I'm a lazy programmer, and the above convention saves me a lot of work. I can code faster and I make far fewer mistakes because I know how every variable should be used.


Arguments against

So, what are the cons? Typical arguments against prefixes are:

  • "Prefix schemes are bad/evil". I agree that "m_lpsz" and its ilk are poorly thought out and wholly useless. That's why I'd advise using a well designed notation designed to support your requirements, rather than copying something that is inappropriate for your context. (Use the right tool for the job).
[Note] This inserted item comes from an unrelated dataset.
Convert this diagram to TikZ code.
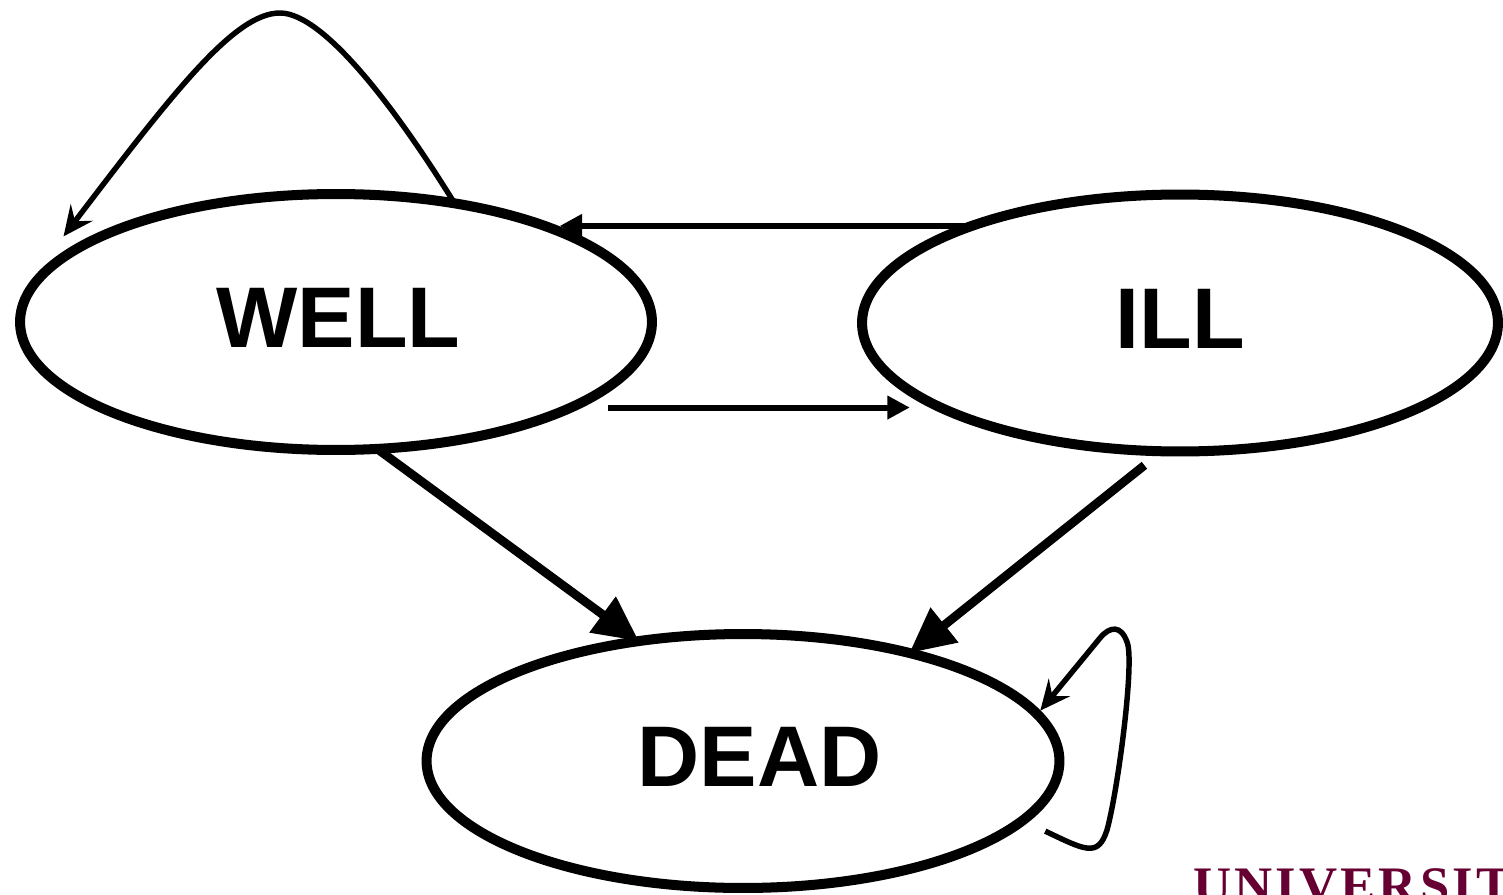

  • "If I change the usage of something I have to rename it". Yes, of course you do, that's what refactoring is all about, and why IDEs have refactoring tools to do this job quickly and painlessly. Even without prefixes, changing the usage of a variable almost certainly means its name ought to be changed.

  • "Prefixes just confuse me". As does every tool until you learn how to use it. Once your brain has become used to the naming patterns, it will filter the information out automatically and you won't really mind that the prefixes are there any more. But you have to use a scheme like this solidly for a week or two before you'll really become "fluent". And that's when a lot of people look at old code and start to wonder how they ever managed without a good prefix scheme.

  • "I can just look at the code to work this stuff out". Yes, but you don't need to waste time looking elsewhere in the code or remembering every little detail of it when the answer is right on the spot your eye is already focussed on.

  • (Some of) that information can be found by just waiting for a tooltip to pop up on my variable. Yes. Where supported, for some types of prefix, when your code compiles cleanly, after a wait, you can read through a description and find the information the prefix would have conveyed instantly. I feel that the prefix is a simpler, more reliable and more efficient approach.

  • "It's more typing". Really? One whole character more? Or is it - with IDE auto-completion tools, it will often reduce typing, because each prefix character narrows the search space significantly. Press "e" and the three events in your class pop up in intellisense. Press "c" and the five constants are listed.

  • "I can use this-> instead of m". Well, yes, you can. But that's just a much uglier and more verbose prefix! Only it carries a far greater risk (especially in teams) because to the compiler it is optional, and therefore its usage is frequently inconsistent. m on the other hand is brief, clear, explicit and not optional, so it's much harder to make mistakes using it.